» Aim:
In the listing that follows, locate the line containing "The picture is" and the line containing "from matplotlib.ticker import". Retype exactly those two lines and every line between them, and nothing more.

» Available data:
● ● ● ● ●

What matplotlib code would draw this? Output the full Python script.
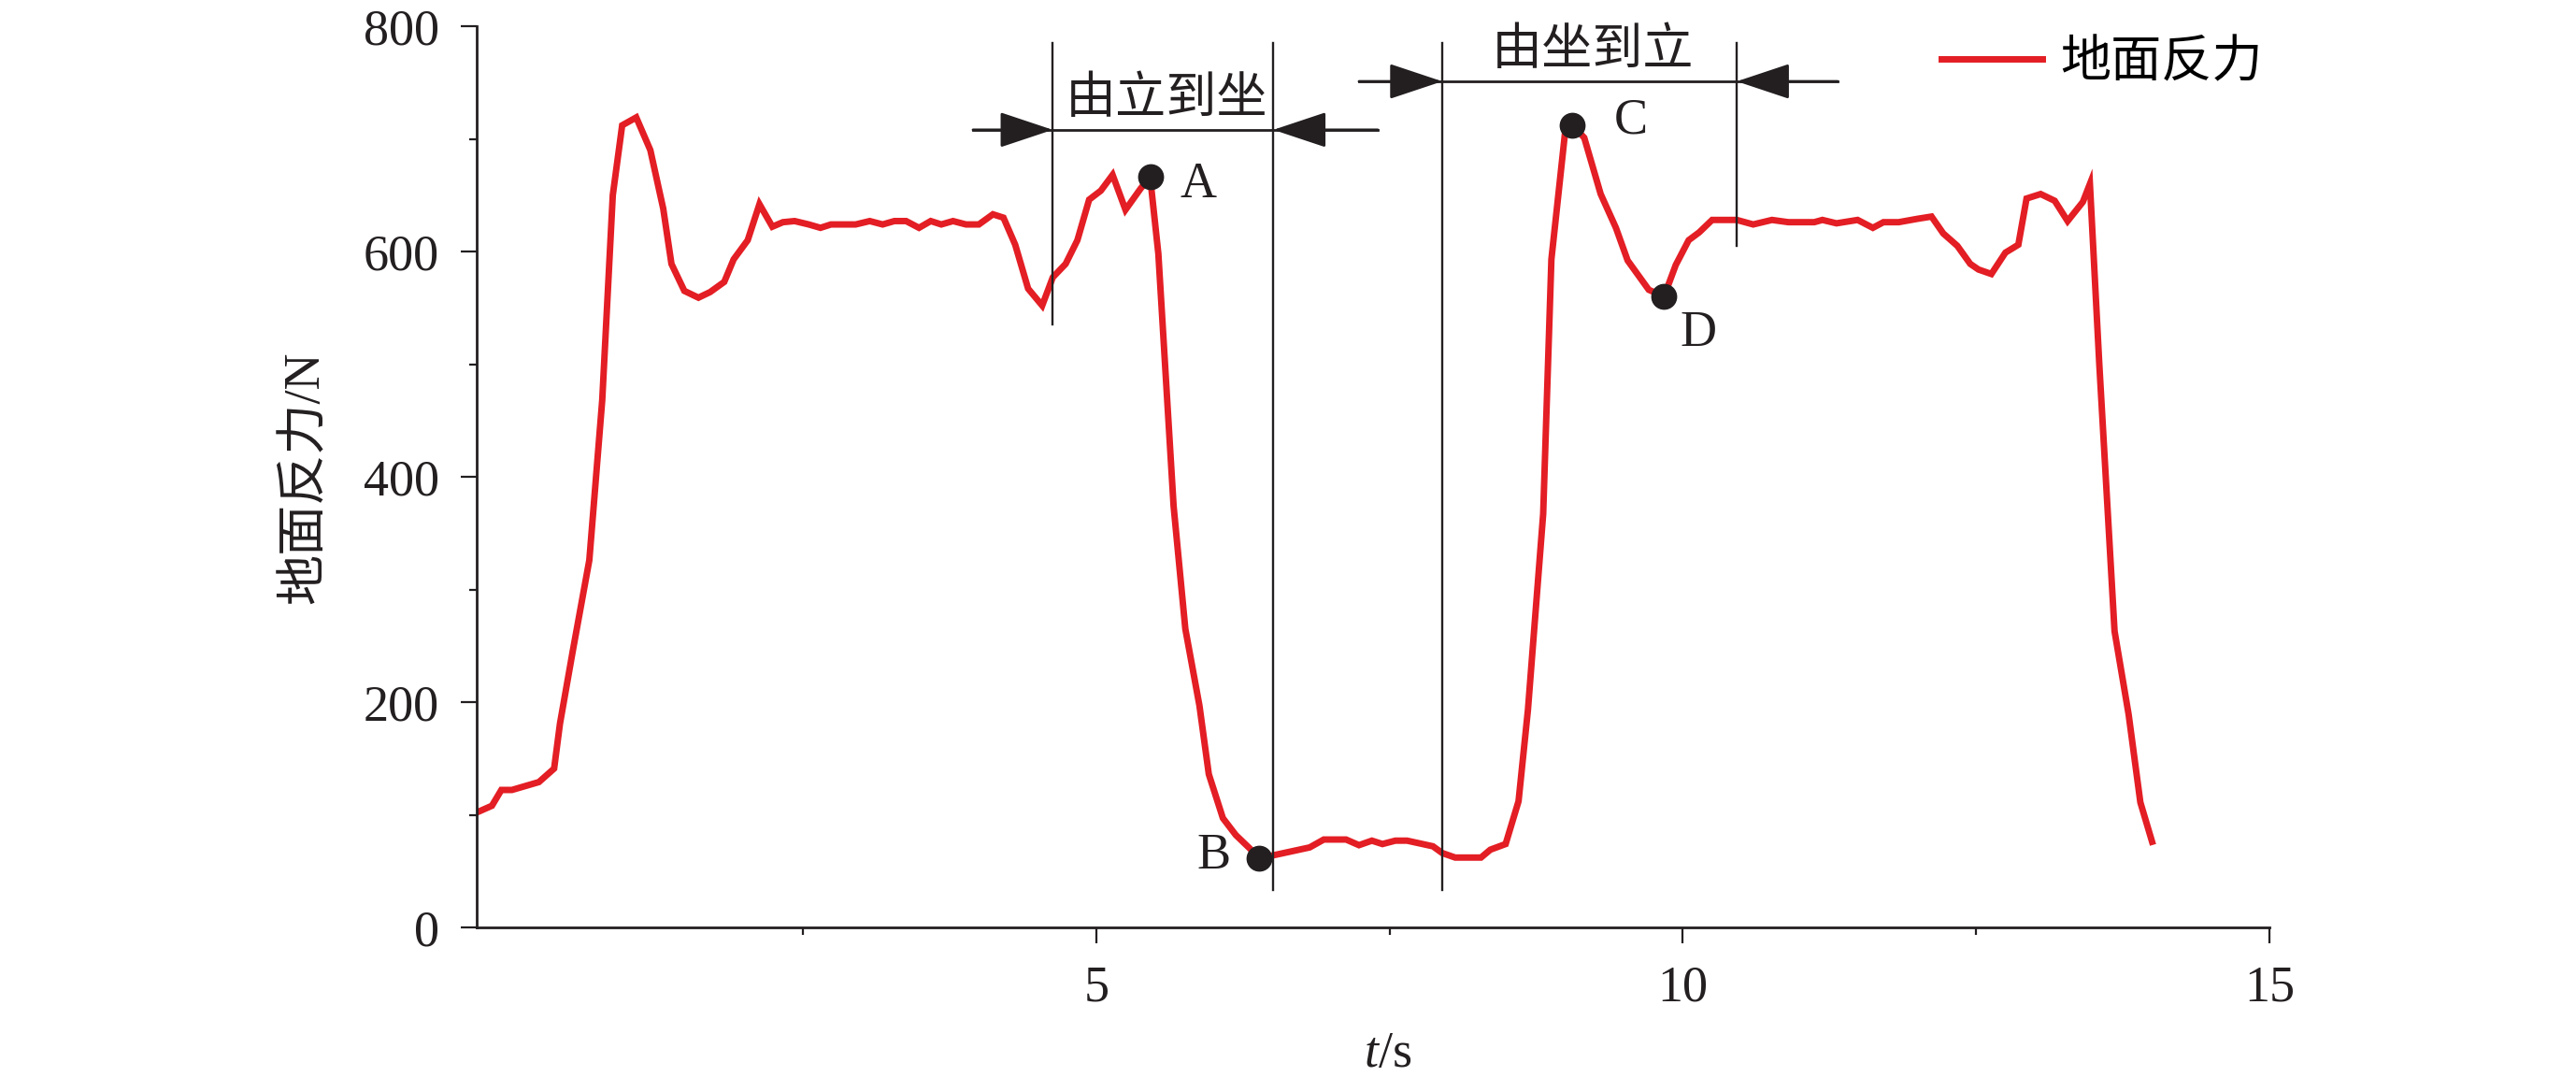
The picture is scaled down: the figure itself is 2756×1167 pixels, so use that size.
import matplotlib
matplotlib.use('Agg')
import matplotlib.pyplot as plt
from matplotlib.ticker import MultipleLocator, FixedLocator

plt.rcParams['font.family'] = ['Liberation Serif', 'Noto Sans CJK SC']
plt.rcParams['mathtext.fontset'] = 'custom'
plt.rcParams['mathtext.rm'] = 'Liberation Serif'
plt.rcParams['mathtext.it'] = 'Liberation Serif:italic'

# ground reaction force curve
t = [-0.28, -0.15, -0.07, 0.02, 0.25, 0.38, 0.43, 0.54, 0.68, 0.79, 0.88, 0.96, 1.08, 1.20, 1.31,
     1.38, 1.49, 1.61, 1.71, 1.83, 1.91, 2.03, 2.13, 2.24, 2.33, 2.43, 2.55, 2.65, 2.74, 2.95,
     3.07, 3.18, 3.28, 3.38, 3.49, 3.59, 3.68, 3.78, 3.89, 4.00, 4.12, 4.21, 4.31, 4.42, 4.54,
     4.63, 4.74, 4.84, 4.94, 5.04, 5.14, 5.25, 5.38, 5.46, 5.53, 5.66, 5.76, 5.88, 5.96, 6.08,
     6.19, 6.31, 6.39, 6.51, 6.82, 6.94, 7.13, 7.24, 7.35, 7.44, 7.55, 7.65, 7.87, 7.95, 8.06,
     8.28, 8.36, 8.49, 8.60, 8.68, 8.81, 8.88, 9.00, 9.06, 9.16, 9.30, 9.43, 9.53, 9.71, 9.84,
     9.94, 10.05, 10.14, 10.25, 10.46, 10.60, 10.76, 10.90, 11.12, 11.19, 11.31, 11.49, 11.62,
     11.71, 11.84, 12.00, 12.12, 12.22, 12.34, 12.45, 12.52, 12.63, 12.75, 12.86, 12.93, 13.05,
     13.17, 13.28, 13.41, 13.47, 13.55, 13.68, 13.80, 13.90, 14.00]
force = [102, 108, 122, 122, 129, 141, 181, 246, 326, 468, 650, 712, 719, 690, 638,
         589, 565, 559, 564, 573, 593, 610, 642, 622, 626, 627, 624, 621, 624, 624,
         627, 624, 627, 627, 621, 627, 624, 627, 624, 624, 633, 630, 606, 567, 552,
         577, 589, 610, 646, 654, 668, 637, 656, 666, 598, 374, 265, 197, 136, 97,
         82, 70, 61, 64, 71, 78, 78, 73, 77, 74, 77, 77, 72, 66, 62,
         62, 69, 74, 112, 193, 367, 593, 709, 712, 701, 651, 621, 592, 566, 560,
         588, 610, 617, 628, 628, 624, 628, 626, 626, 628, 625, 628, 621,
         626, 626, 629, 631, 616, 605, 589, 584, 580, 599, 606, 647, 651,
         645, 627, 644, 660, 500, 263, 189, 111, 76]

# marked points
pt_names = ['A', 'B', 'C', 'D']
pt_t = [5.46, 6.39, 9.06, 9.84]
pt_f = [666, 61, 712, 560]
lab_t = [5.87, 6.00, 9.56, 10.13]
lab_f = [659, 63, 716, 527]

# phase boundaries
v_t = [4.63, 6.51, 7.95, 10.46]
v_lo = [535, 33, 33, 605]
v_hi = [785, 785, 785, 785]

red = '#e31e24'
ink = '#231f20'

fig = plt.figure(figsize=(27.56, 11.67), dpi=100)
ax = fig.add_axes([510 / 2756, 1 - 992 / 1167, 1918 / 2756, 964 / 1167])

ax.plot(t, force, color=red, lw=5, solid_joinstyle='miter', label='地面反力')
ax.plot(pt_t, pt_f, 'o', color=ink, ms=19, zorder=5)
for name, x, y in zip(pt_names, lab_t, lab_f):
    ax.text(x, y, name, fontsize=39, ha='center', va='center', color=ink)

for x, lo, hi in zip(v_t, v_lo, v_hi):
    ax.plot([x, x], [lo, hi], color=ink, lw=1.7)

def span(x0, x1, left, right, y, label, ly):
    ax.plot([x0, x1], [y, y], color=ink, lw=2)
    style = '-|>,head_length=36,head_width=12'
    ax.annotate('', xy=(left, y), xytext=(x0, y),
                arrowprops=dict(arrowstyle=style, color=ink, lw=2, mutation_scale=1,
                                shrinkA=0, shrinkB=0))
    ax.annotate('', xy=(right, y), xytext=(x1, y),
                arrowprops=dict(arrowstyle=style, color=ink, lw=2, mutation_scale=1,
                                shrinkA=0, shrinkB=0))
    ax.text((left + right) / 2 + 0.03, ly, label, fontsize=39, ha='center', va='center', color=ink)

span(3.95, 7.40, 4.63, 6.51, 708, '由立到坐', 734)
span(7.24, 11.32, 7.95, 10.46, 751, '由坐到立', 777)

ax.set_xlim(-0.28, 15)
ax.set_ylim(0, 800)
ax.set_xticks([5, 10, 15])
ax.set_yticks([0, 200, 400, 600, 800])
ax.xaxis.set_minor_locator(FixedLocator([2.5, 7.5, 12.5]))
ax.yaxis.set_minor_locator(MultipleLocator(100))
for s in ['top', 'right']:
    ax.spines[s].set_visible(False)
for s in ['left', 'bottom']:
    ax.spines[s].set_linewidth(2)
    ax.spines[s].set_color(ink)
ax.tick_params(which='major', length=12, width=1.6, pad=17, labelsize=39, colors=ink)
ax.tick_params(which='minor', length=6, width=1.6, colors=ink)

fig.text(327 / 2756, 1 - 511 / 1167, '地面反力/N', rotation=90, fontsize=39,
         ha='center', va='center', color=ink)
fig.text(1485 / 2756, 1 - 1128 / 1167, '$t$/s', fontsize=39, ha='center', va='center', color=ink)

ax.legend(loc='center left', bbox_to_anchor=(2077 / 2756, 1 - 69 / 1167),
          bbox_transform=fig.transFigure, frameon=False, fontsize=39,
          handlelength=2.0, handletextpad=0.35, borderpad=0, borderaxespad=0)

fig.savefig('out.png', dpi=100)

● ● ● ● ●

» Full answer:
The picture is scaled down: the figure itself is 2756×1167 pixels, so use that size.
import matplotlib
matplotlib.use('Agg')
import matplotlib.pyplot as plt
from matplotlib.ticker import MultipleLocator, FixedLocator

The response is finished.